[FOM] The boundary of objective mathematics

Paul Budnik paul at mtnmath.com
Sat Mar 14 11:49:37 EDT 2009

joeshipman at aol.com wrote:
> The practical attitude many mathematicians seem to take is that 
> statements in the first-order language of arithmetic OR statements of 
> higher type which have arithmetical consequences are meaningful. ...
As a practical matter I agree that arithmetical conclusions reached in 
this way are probably correct and thus the statements are meaningful in 
having useful consequences. However I do not think you can conclude a 
statement is objective from its implications.  It is possible to 
construct  different theories that have the same arithmetical 
consequences.

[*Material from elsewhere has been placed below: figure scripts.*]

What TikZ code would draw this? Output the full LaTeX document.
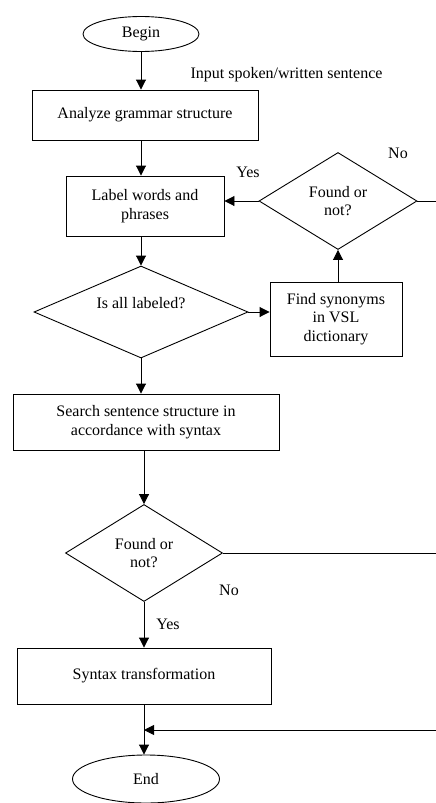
\documentclass[tikz,border=0pt]{standalone}
\usepackage{fontspec}
\setmainfont{Liberation Serif}
\usetikzlibrary{arrows.meta,positioning,shapes.geometric,calc}

\newcommand{\flowfont}{\fontsize{16}{18.5}\selectfont}
\tikzset{
    process/.style={draw, line width=0.9pt, align=center, font=\flowfont, inner sep=0pt},
    decision/.style={draw, diamond, aspect=1.6, line width=0.9pt, align=center, font=\flowfont, inner sep=0pt},
    terminal/.style={draw, ellipse, line width=0.9pt, font=\flowfont, inner sep=0pt},
    flow/.style={-{Triangle[width=10pt,length=10pt]}, line width=0.9pt},
    note/.style={font=\flowfont}
}

\begin{document}
\begin{tikzpicture}[x=1pt,y=-1pt]
    \useasboundingbox (0,0) rectangle (436,803);
    \node[terminal, minimum width=116pt, minimum height=35pt] (begin) at (141,34) {Begin};
\node[note, anchor=west] (input-note) at (187,75) {Input spoken/written sentence};
\node[process, minimum width=226pt, minimum height=50pt] (analyze-grammar) at (145,115) {Analyze grammar structure};
\node[process, minimum width=158pt, minimum height=60pt] (label-words) at (145,206) {Label words and\\phrases};
\node[decision, minimum width=158pt, minimum height=97pt] (found-synonym) at (338,201) {Found or\\not?};
\node[decision, minimum width=214pt, minimum height=92pt] (all-labeled) at (141,312) {Is all labeled?\\\mbox{}};
\node[process, minimum width=132pt, minimum height=74pt] (find-synonyms) at (336,319) {Find synonyms\\in VSL\\dictionary};
\node[process, minimum width=266pt, minimum height=56pt] (search-structure) at (146,422) {Search sentence structure in\\accordance with syntax};
\node[decision, minimum width=157pt, minimum height=97pt] (found-structure) at (144,553) {Found or\\not?};
\node[process, minimum width=254pt, minimum height=56pt] (syntax-transform) at (144,676) {Syntax transformation};
\node[terminal, minimum width=147pt, minimum height=48pt] (end) at (146,779) {End};
% branch labels
\node[note] (yes-top) at (248,172) {Yes};
\node[note] (no-top) at (398,153) {No};
\node[note] (no-bottom) at (229,590) {No};
\node[note] (yes-bottom) at (168,624) {Yes};
% loose ends at the right border
\coordinate (right-top) at (436,201);
\coordinate (right-mid) at (436,553);
\coordinate (right-low) at (436,730);
\coordinate (main-line) at (141,0);
\coordinate (low-line) at (144,0);
% main flow
\draw[flow] (begin) -- (begin |- analyze-grammar.north);
\draw[flow] (analyze-grammar.south -| main-line) -- (label-words.north -| main-line);
\draw[flow] (label-words.south -| main-line) -- (all-labeled.north);
\draw[flow] (all-labeled.south) -- (search-structure.north -| main-line);
\draw[flow] (search-structure.south -| low-line) -- (found-structure.north);
\draw[flow] (found-structure.south) -- (syntax-transform.north -| found-structure.south);
\draw[flow] (syntax-transform.south -| low-line) -- (end.north -| low-line);
% synonym loop
\draw[flow] (all-labeled.east) -- (all-labeled.east -| find-synonyms.west);
\draw[flow] (find-synonyms.north -| found-synonym.south) -- (found-synonym.south);
\draw[flow] (found-synonym.west) -- (found-synonym.west -| label-words.east);
\draw[line width=0.9pt] (found-synonym.east) -- (right-top);
% not found
\draw[line width=0.9pt] (found-structure.east) -- (right-mid);
\draw[flow] (right-low) -- (right-low -| low-line);
\end{tikzpicture}
\end{document}
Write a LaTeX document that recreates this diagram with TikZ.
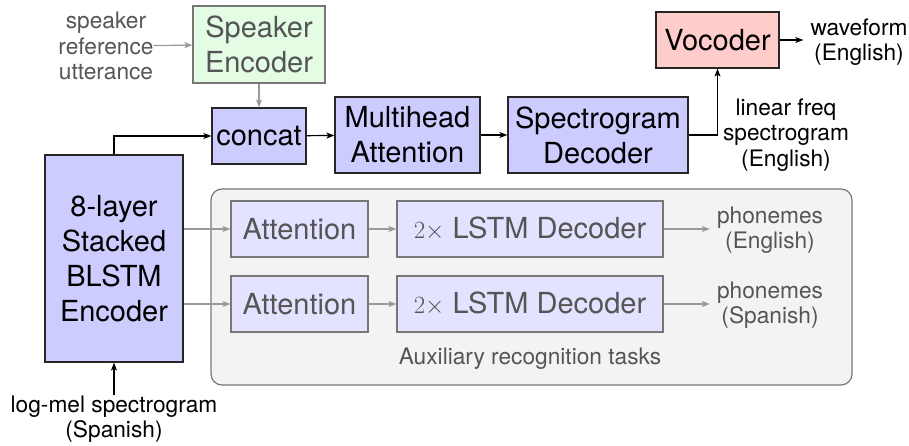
\documentclass[tikz,border=0pt]{standalone}
\usepackage{fontspec}
\setmainfont{TeX Gyre Heros}
\usetikzlibrary{arrows.meta}
\definecolor{bluefill}{HTML}{CCCCFF}
\definecolor{lightblue}{HTML}{E3E3FF}
\definecolor{greenfill}{HTML}{E3FCE3}
\definecolor{pinkfill}{HTML}{FFCCCC}
\definecolor{auxfill}{HTML}{F3F3F3}
\definecolor{txtgray}{HTML}{555555}
\definecolor{linegray}{HTML}{999999}
\definecolor{bordergray}{HTML}{777777}
\tikzset{
  main/.style={draw=black!85, line width=1.2pt, inner sep=0pt, font=\fontsize{29}{35}\selectfont, align=center},
  bluebox/.style={main, fill=bluefill},
  auxbox/.style={draw=bordergray, line width=1.2pt, fill=lightblue, inner sep=0pt, text=txtgray, font=\fontsize{29}{35}\selectfont},
  small/.style={font=\fontsize{22.7}{25.5}\selectfont, align=center, inner sep=0pt},
  arr/.style={-{Stealth[length=8pt,width=6pt,inset=2pt]}, line width=1.2pt},
  garr/.style={arr, draw=linegray},
}
\begin{document}
\begin{tikzpicture}[x=1pt,y=-1pt]
\useasboundingbox (0,0) rectangle (909,446);
% auxiliary container
\node[draw=bordergray, line width=1.2pt, fill=auxfill, rounded corners=11pt, minimum width=641pt, minimum height=196pt, inner sep=0pt] (aux) at (531.5,287) {};
\node[small, text=txtgray] (auxlbl) at (530,359) {Auxiliary recognition tasks};

% speaker encoder
\node[main, draw=bordergray, fill=greenfill, text=txtgray, minimum width=132pt, minimum height=77pt] (spk) at (259,44.5) {Speaker\\Encoder};
\node[small, text=txtgray] (spkin) at (106,46) {speaker\\reference\\utterance};

% main chain
\node[bluebox, minimum width=94pt, minimum height=56pt] (concat) at (259,136) {concat};
\node[bluebox, minimum width=145pt, minimum height=76pt] (mha) at (407.5,135) {Multihead\\Attention};
\node[bluebox, minimum width=180pt, minimum height=76pt] (spec) at (598,135) {Spectrogram\\Decoder};
\node[main, fill=pinkfill, minimum width=123pt, minimum height=56pt] (voc) at (717.5,40) {Vocoder};
\node[bluebox, minimum width=138pt, minimum height=207pt] (enc) at (114,258.5) {8-layer\\Stacked\\BLSTM\\Encoder};

\node[small] (wave) at (859,42) {waveform\\(English)};
\node[small] (lin) at (786,135) {linear freq\\spectrogram\\(English)};
\node[small] (logmel) at (114,419) {log-mel spectrogram\\(Spanish)};

\draw[garr] (spkin) -- (spk);
\draw[garr] (spk) -- (concat);
\draw[arr] (enc.north) |- (concat.west);
\draw[arr] (concat) -- (mha);
\draw[arr] (mha) -- (spec);
\coordinate (turn) at (voc.south |- spec.east);
\draw[arr] (spec.east) -- (turn) -- (voc.south);
\draw[arr, shorten >=7pt] (voc.east) -- (wave.west |- voc.east);
\draw[arr] (logmel.north) -- (enc.south);

% auxiliary tasks
\node[auxbox, minimum width=137pt, minimum height=56pt] (att1) at (299.5,229) {Attention};
\node[auxbox, minimum width=137pt, minimum height=56pt] (att2) at (299.5,304) {Attention};
\node[auxbox, minimum width=266pt, minimum height=56pt] (lstm1) at (530,229) {$2\times$ LSTM Decoder};
\node[auxbox, minimum width=266pt, minimum height=56pt] (lstm2) at (530,304) {$2\times$ LSTM Decoder};
\node[small, text=txtgray] (ph1) at (770,230) {phonemes\\(English)};
\node[small, text=txtgray] (ph2) at (770,305) {phonemes\\(Spanish)};

\draw[garr] (enc.east |- att1) -- (att1);
\draw[garr] (enc.east |- att2) -- (att2);
\draw[garr] (att1) -- (lstm1);
\draw[garr] (att2) -- (lstm2);
\draw[garr, shorten >=7pt] (lstm1) -- (ph1.west |- lstm1.east);
\draw[garr, shorten >=7pt] (lstm2) -- (ph2.west |- lstm2.east);
\end{tikzpicture}
\end{document}
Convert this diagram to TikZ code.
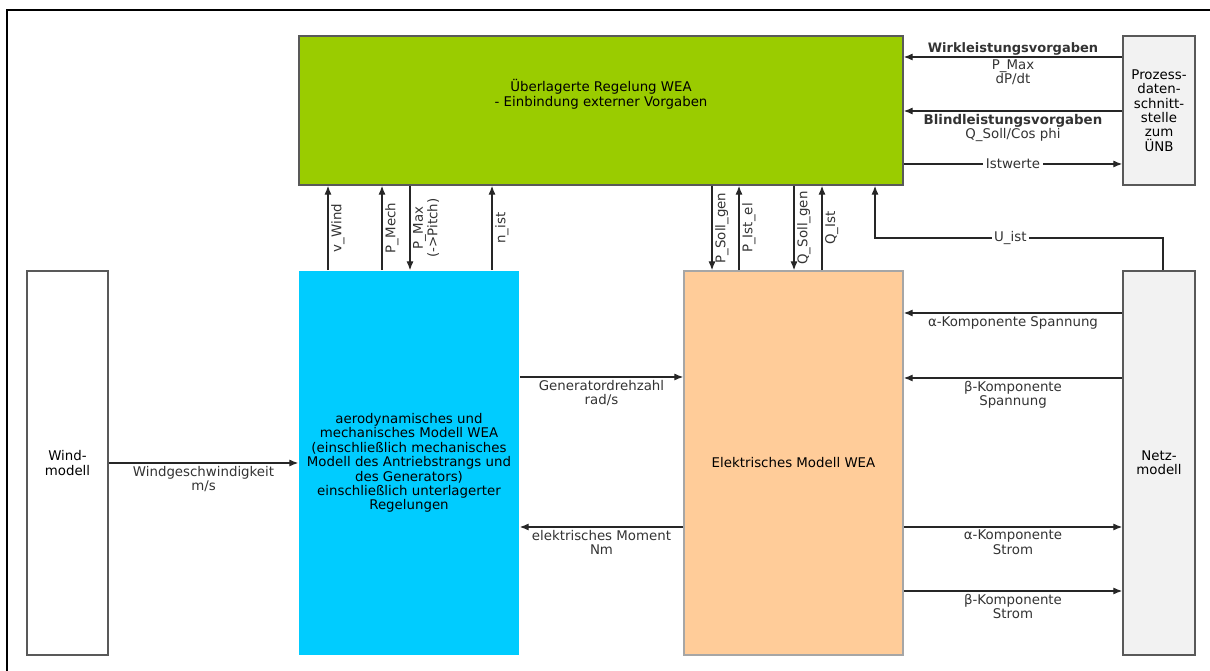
\documentclass[tikz,border=0pt]{standalone}
\usepackage{fontspec}
\setmainfont{DejaVu Sans}
\usepackage{xcolor}
\definecolor{weaGreen}{HTML}{9ACC00}
\definecolor{weaBlue}{HTML}{00CCFF}
\definecolor{weaOrange}{HTML}{FFCC99}
\definecolor{weaGray}{HTML}{F2F2F2}
\usepackage{tikz}
\usetikzlibrary{arrows.meta}

\begin{document}
\begin{tikzpicture}[x=0.02cm, y=-0.02cm, >={Latex[length=5pt,width=4pt]},
  block/.style={draw=black!65, line width=1pt, align=center, inner sep=1pt,
    font=\fontsize{7.6}{8.2}\selectfont},
  lbl/.style={font=\fontsize{7.6}{8.2}\selectfont, text=black!80, align=center, inner sep=1.5pt},
  head/.style={lbl, font=\fontsize{7.4}{8}\selectfont\bfseries},
  vlbl/.style={lbl, rotate=90, anchor=north},
  sig/.style={->, line width=0.6pt, black!85}]
  \useasboundingbox (0,0) rectangle (1210,671);
  \draw[line width=1.5pt] (7,671) -- (7,10) -- (1210,10);
  % blocks
  \node[block, fill=weaGreen, minimum width=12.08cm, minimum height=2.98cm] (ueber) at (601,110.5)
    {Überlagerte Regelung WEA\\ - Einbindung externer Vorgaben\\[12pt]};
  \node[block, fill=weaGray, minimum width=1.44cm, minimum height=2.98cm] (prozess) at (1159,110.5)
    {Prozess-\\daten-\\schnitt-\\stelle\\zum\\ÜNB};
  \node[block, fill=white, minimum width=1.62cm, minimum height=7.68cm] (wind) at (67.5,463) {Wind-\\modell};
  \node[block, fill=weaBlue, draw=none, minimum width=4.4cm, minimum height=7.68cm] (aero) at (409,463)
    {aerodynamisches und\\mechanisches Modell WEA\\(einschließlich mechanisches\\Modell des Antriebstrangs und\\des Generators)\\einschließlich unterlagerter\\Regelungen};
  \node[block, fill=weaOrange, draw=black!35, minimum width=4.38cm, minimum height=7.68cm] (elek) at (793.5,463)
    {Elektrisches Modell WEA};
  \node[block, fill=weaGray, minimum width=1.44cm, minimum height=7.68cm] (netz) at (1159,463) {Netz-\\modell};
  % process data interface
  \draw[sig] (prozess.west |- 0,57) -- node[head, above, inner sep=0.5pt]{Wirkleistungsvorgaben}
    node[lbl, below, inner sep=1pt]{P\_Max\\dP/dt} (ueber.east |- 0,57);
  \draw[sig] (prozess.west |- 0,111) -- node[lbl, below]{\textbf{Blindleistungsvorgaben}\\Q\_Soll/Cos phi} (ueber.east |- 0,111);
  \draw[sig] (ueber.east |- 0,164) -- node[lbl, fill=white]{Istwerte} (prozess.west |- 0,164);
  % mechanical model <-> control
  \draw[sig] (aero.north -| 328,0) -- node[vlbl]{v\_Wind} (ueber.south -| 328,0);
  \draw[sig] (aero.north -| 382,0) -- node[vlbl]{P\_Mech} (ueber.south -| 382,0);
  \draw[sig] (ueber.south -| 410,0) -- node[vlbl]{P\_Max\\(->Pitch)} (aero.north -| 410,0);
  \draw[sig] (aero.north -| 492,0) -- node[vlbl]{n\_ist} (ueber.south -| 492,0);
  % electrical model <-> control
  \draw[sig] (ueber.south -| 712,0) -- node[vlbl]{P\_Soll\_gen} (elek.north -| 712,0);
  \draw[sig] (elek.north -| 739,0) -- node[vlbl]{P\_Ist\_el} (ueber.south -| 739,0);
  \draw[sig] (ueber.south -| 794,0) -- node[vlbl]{Q\_Soll\_gen} (elek.north -| 794,0);
  \draw[sig] (elek.north -| 822,0) -- node[vlbl]{Q\_Ist} (ueber.south -| 822,0);
  \draw[sig] (netz.north -| 1163,0) -- (1163,238) -- node[lbl, fill=white, pos=0.53]{U\_ist} (875,238)
    -- (ueber.south -| 875,0);
  % horizontal signals
  \draw[sig] (wind.east |- 0,463) -- node[lbl, below]{Windgeschwindigkeit\\m/s} (aero.west |- 0,463);
  \draw[sig] (aero.east |- 0,377) -- node[lbl, below]{Generatordrehzahl\\rad/s} (elek.west |- 0,377);
  \draw[sig] (elek.west |- 0,527) -- node[lbl, below]{elektrisches Moment\\Nm} (aero.east |- 0,527);
  \draw[sig] (netz.west |- 0,313) -- node[lbl, below]{α-Komponente Spannung} (elek.east |- 0,313);
  \draw[sig] (netz.west |- 0,378) -- node[lbl, below]{β-Komponente\\Spannung} (elek.east |- 0,378);
  \draw[sig] (elek.east |- 0,527) -- node[lbl, below]{α-Komponente\\Strom} (netz.west |- 0,527);
  \draw[sig] (elek.east |- 0,591) -- node[lbl, below]{β-Komponente\\Strom} (netz.west |- 0,591);
\end{tikzpicture}
\end{document}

The objectivity of a statement depends on the assumptions 
that lead to it and not the conclusions it leads to.

I think we need a different formulation for the foundations of 
mathematics that explicitly and internally recognizes the unavoidable 
limitations of any formal system. In the light of the Lowenheim Skolem 
theorem, I think Cantor's proof that the reals are not countable should 
be thought of as the first major incompleteness theorem. Reals are human 
constructions and Cantor proved one can always construct more of them 
and not that there exist more reals than integers.
> ...
> My own view is that any statement about sets of bounded rank is 
> meaningful, and that statements like GCH which involve universal 
> quantification for sets of arbitrary rank are vague. ... 
I suspect all of ZFC and many of its proposed extensions have an 
interpretation in terms of properties of recursive processes in a 
potentially infinite universe. I think all of the implications of 
systems that have such an interpretation are meaningful  and they are 
objective in that interpretation, but not objective as formulated in 
ZFC.  Figuring out this interpretation is extremely difficult beyond a 
certain point. It almost certainly requires computer aided proofs and a 
somewhat different approach to developing mathematics. However every 
finite formal system is a computer program for enumerating theorems and 
one can in theory come to a deep understanding of the combinatorial 
implications of a relatively short computer program like the axioms of ZFC.